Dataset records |
------------------------

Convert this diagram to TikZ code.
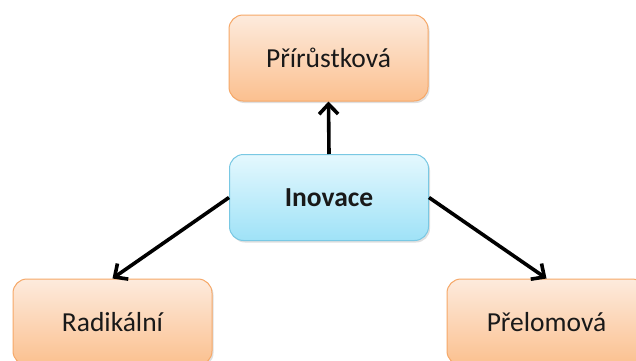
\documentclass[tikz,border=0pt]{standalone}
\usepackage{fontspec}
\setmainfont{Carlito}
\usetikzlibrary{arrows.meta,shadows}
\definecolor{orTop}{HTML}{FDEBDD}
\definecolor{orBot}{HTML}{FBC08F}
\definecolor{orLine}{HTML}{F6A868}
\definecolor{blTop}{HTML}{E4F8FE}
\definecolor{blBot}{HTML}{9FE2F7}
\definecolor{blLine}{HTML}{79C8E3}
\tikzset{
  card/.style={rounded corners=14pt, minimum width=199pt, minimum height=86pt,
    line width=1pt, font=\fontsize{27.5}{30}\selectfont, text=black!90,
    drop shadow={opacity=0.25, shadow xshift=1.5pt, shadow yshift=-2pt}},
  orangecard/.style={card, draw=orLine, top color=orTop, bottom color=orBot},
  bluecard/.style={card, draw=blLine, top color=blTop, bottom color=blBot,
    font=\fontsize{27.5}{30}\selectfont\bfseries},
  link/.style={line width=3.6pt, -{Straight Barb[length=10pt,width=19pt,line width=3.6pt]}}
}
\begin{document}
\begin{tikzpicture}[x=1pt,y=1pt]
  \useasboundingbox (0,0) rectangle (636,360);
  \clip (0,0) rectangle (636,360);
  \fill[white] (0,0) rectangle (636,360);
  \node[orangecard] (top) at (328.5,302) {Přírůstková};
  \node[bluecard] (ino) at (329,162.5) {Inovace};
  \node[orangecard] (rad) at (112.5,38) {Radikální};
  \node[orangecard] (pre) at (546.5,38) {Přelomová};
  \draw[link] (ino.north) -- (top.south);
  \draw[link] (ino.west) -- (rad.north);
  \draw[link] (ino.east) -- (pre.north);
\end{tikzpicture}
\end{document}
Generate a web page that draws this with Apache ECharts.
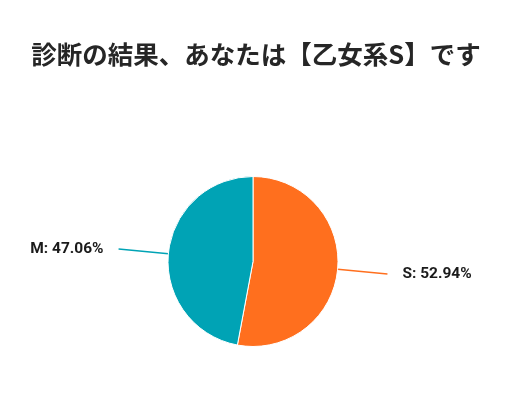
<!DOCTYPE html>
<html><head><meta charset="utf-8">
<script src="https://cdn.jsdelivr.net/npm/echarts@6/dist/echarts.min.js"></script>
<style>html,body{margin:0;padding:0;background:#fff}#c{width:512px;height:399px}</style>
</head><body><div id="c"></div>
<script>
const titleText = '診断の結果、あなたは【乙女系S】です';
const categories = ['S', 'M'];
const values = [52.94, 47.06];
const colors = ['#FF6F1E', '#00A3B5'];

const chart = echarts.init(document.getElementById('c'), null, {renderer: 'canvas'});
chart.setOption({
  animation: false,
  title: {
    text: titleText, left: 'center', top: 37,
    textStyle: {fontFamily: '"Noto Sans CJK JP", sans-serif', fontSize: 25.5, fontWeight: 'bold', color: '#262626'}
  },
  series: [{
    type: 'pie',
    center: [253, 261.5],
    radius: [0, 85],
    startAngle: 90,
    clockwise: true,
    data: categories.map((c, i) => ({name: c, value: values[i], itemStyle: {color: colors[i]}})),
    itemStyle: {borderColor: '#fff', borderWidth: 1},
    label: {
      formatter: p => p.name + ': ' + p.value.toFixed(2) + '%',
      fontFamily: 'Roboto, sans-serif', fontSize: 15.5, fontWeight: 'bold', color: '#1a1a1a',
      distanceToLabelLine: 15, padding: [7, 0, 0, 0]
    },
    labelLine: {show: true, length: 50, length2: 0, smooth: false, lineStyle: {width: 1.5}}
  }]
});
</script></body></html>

------------------------

Description of the task |
Nothing but the pictures may be dropped; output the records above exactly.

Solved exercise |
Convert this diagram to TikZ code.
\documentclass[tikz,border=0pt]{standalone}
\usepackage{fontspec}
\setmainfont{Carlito}
\usetikzlibrary{arrows.meta,shadows}
\definecolor{orTop}{HTML}{FDEBDD}
\definecolor{orBot}{HTML}{FBC08F}
\definecolor{orLine}{HTML}{F6A868}
\definecolor{blTop}{HTML}{E4F8FE}
\definecolor{blBot}{HTML}{9FE2F7}
\definecolor{blLine}{HTML}{79C8E3}
\tikzset{
  card/.style={rounded corners=14pt, minimum width=199pt, minimum height=86pt,
    line width=1pt, font=\fontsize{27.5}{30}\selectfont, text=black!90,
    drop shadow={opacity=0.25, shadow xshift=1.5pt, shadow yshift=-2pt}},
  orangecard/.style={card, draw=orLine, top color=orTop, bottom color=orBot},
  bluecard/.style={card, draw=blLine, top color=blTop, bottom color=blBot,
    font=\fontsize{27.5}{30}\selectfont\bfseries},
  link/.style={line width=3.6pt, -{Straight Barb[length=10pt,width=19pt,line width=3.6pt]}}
}
\begin{document}
\begin{tikzpicture}[x=1pt,y=1pt]
  \useasboundingbox (0,0) rectangle (636,360);
  \clip (0,0) rectangle (636,360);
  \fill[white] (0,0) rectangle (636,360);
  \node[orangecard] (top) at (328.5,302) {Přírůstková};
  \node[bluecard] (ino) at (329,162.5) {Inovace};
  \node[orangecard] (rad) at (112.5,38) {Radikální};
  \node[orangecard] (pre) at (546.5,38) {Přelomová};
  \draw[link] (ino.north) -- (top.south);
  \draw[link] (ino.west) -- (rad.north);
  \draw[link] (ino.east) -- (pre.north);
\end{tikzpicture}
\end{document}
Generate a web page that draws this with Apache ECharts.
<!DOCTYPE html>
<html><head><meta charset="utf-8">
<script src="https://cdn.jsdelivr.net/npm/echarts@6/dist/echarts.min.js"></script>
<style>html,body{margin:0;padding:0;background:#fff}#c{width:512px;height:399px}</style>
</head><body><div id="c"></div>
<script>
const titleText = '診断の結果、あなたは【乙女系S】です';
const categories = ['S', 'M'];
const values = [52.94, 47.06];
const colors = ['#FF6F1E', '#00A3B5'];

const chart = echarts.init(document.getElementById('c'), null, {renderer: 'canvas'});
chart.setOption({
  animation: false,
  title: {
    text: titleText, left: 'center', top: 37,
    textStyle: {fontFamily: '"Noto Sans CJK JP", sans-serif', fontSize: 25.5, fontWeight: 'bold', color: '#262626'}
  },
  series: [{
    type: 'pie',
    center: [253, 261.5],
    radius: [0, 85],
    startAngle: 90,
    clockwise: true,
    data: categories.map((c, i) => ({name: c, value: values[i], itemStyle: {color: colors[i]}})),
    itemStyle: {borderColor: '#fff', borderWidth: 1},
    label: {
      formatter: p => p.name + ': ' + p.value.toFixed(2) + '%',
      fontFamily: 'Roboto, sans-serif', fontSize: 15.5, fontWeight: 'bold', color: '#1a1a1a',
      distanceToLabelLine: 15, padding: [7, 0, 0, 0]
    },
    labelLine: {show: true, length: 50, length2: 0, smooth: false, lineStyle: {width: 1.5}}
  }]
});
</script></body></html>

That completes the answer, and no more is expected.